Over the most recent quarter I added significantly to my Mineral Resources (ASX:MIN) holding and
bought into MNF Group (ASX:MNF) which
is now my largest holding. While both are only up c. 2-4%, the dollar gains are
substantial as they are big holdings of mine (about 50% of my portfolio in fact
– a serious level of concentration). People question why I have bought into
Mineral Resources and I’d like to offer some insight. Many have ditched the company
and there has been immense short selling pressure. My best guess would be
because of the impact of the iron price on the business. However, what many don’t
talk about is its extremely high quality iron ore crushing business which
operates at a 29% EBIT margin and has
a high level of contractual (recurring) revenue. Furthermore, the revenues are
generated on a volume basis, and so are not as responsive to price as many
believe – the majors are still pushing volume through via MIN.Yes, the earnings have re based downward, but the share price depreciation has been too aggressive and not justifiable in my opinion.
Brief Market Review
As financial markets continue their wild gyrations, the most
recent quarter was not easy with the MSCI AC World ex-Australia falling about
9.2% (USD) but this was offset by changes in the Aussie dollar. Growth concerns over China and the rising expectations
of the US interest rate hike were key themes shaking markets.
Domestically, the ASX200 Accumulation Index fell 6.6% in the
most recent quarter – mostly driven by a sell-off in the banks and materials. More specifically, the resource sector came
under immense pressure as the iron ore price and oil price continue to set new
lows. On the other hand, investors rewarded the industrials sector.
Brief Market Outlook
The Australian economy continues to shift away from the
mining sector. With the AUD coming off we have seen tourism and services reduce
the unemployment rates for these sectors. With the RBA cash rate at 2.00%, it remains
expansionary. There is also a growing concern over the Australian GDP growth
rate in the medium term. In one of my recent posts titled “General Commentary” I
talked about how each RBA rate cut is having less of an impact on investment. I’d
like to add to this. What’s happening is that with each RBA rate cut, you’re
seeing more money pour into equity markets, driving up prices. Companies are
using the lower rates to pay higher dividends to attract this new money,
driving their share prices higher at the cost of investment into the future.
This, I believe is a serious issue which needs a solution. It has come to my
attention that many of the beloved blue-chips are operating at unsustainable
payout ratios which I believe will come under threat.

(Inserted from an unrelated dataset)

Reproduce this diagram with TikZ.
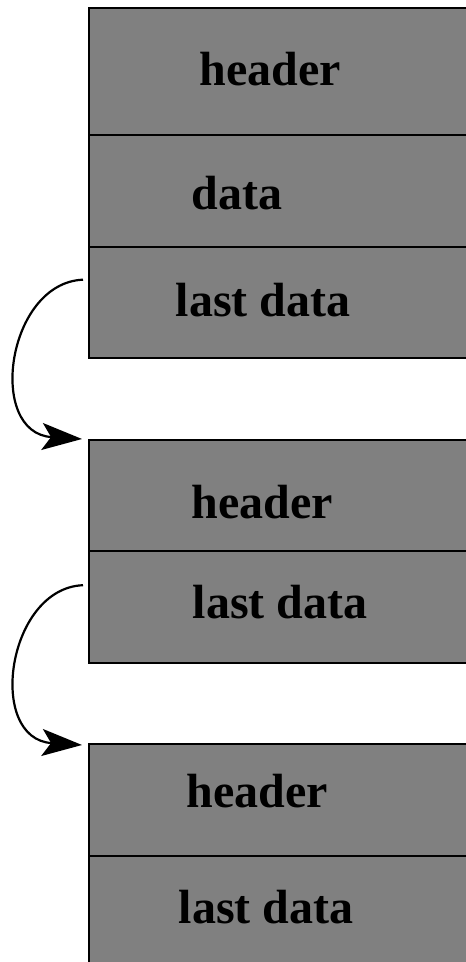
\documentclass[tikz,border=0pt]{standalone}
\usepackage{fontspec}
\setmainfont{Liberation Serif}
\usepackage{tikz}
\usetikzlibrary{arrows.meta,positioning}

\begin{document}
\begin{tikzpicture}[
    x=1pt, y=1pt,
    cell/.style={rectangle, draw=black, fill=gray, line width=2.4pt, minimum width=392pt, inner sep=0pt, anchor=north west},
    lbl/.style={anchor=base, inner sep=0pt, font=\fontsize{48}{58}\selectfont\bfseries},
    link/.style={line width=2.2pt, -{Stealth[length=40pt,width=27pt,inset=9pt]}}
]
\useasboundingbox (0,0) rectangle (466,962);

% first block
\node (head1) [cell, minimum height=127pt] at (88,955) {};
\node (data1) [cell, minimum height=112pt] at (88,828) {};
\node (last1) [cell, minimum height=111pt] at (88,716) {};
\node (thead1) [lbl] at (270,876) {header};
\node (tdata1) [lbl] at (237,752) {data};
\node (tlast1) [lbl] at (263,645) {last data};

% second block
\node (head2) [cell, minimum height=111pt] at (88,523) {};
\node (last2) [cell, minimum height=112pt] at (88,412) {};
\node (thead2) [lbl] at (262,443) {header};
\node (tlast2) [lbl] at (280,343) {last data};

% third block
\node (head3) [cell, minimum height=112pt] at (88,219) {};
\node (last3) [cell, minimum height=120pt] at (88,107) {};
\node (thead3) [lbl] at (257,154) {header};
\node (tlast3) [lbl] at (266,38) {last data};

\draw [link] ([xshift=-5pt,yshift=23pt]last1.west) .. controls +(-76,-3) and +(-96,6) .. ([xshift=-6pt]head2.north west);
\draw [link] ([xshift=-5pt,yshift=22pt]last2.west) .. controls +(-76,-3) and +(-96,6) .. ([xshift=-6pt,yshift=-2pt]head3.north west);

\end{tikzpicture}
\end{document}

In terms of the market outlook over the short term I cannot
add much value here as quite frankly I have no idea. However, while many are focused on the daily moves of markets, I am confident that the ASX will
continue to grind up over time as the economy continues to grow.
I will attempt a more elaborate post at my yearly review covering
most of the year which may see some overlap with the material posted in this
review.
I hope you all enjoy your Christmas & New Year.